Importantly, the word "high" is referring to the privileged nature of the type of offense described: specifically, these are offenses committed by a "high" authority: an abuse of power. In that sense, I suppose if one had to choose between your options it would be to have "high" modifying both crimes and misdemeanors.

McDowell writes:

In all of the English cases the political nature of the offenses charged in impeachments was revealed by the use of the word "high" to modify both "crimes" and "misdemeanors." The use of "high" in "high crimes and misdemeanors" did not refer to the substantive nature of the offense, that it was a particularly serious offense, but that it was a "crime or misdemeanor" carried out against the commonwealth itself. This use of "high" to distinguish crimes and misdemeanors against the society as a whole derived from its use in distinguishing "high" treason from "petit" treason.

McDowell continues, quoting Alexander Hamilton (parenthetical added by me):

The objects of impeachment, he (Hamilton) noted, "are those offenses which proceed from the misconduct of public men, or, in other words, from the abuse or violation of some public trust.
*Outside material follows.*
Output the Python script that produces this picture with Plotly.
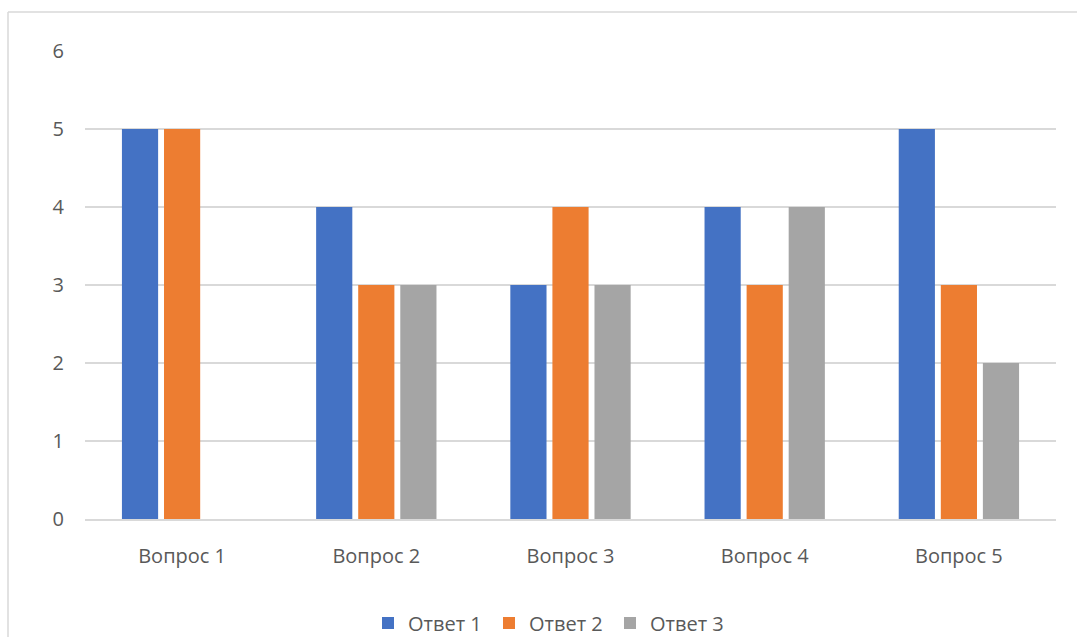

They are of a nature which may with peculiar propriety be denominated POLITICAL, as they relate chiefly to injuries done immediately to the society itself."

There is also an informative Q&A on Law.SE:

https://law.stackexchange.com/questions/30736/what-is-the-meaning-of-high-crimes-and-misdemeanors (via @Bobson's link in a comment to the OP)


McDowell, G. L. (1998). High Crimes and Misdemeanors: Recovering the Intentions of the Founders. Geo. Wash. L. Rev., 67, 626.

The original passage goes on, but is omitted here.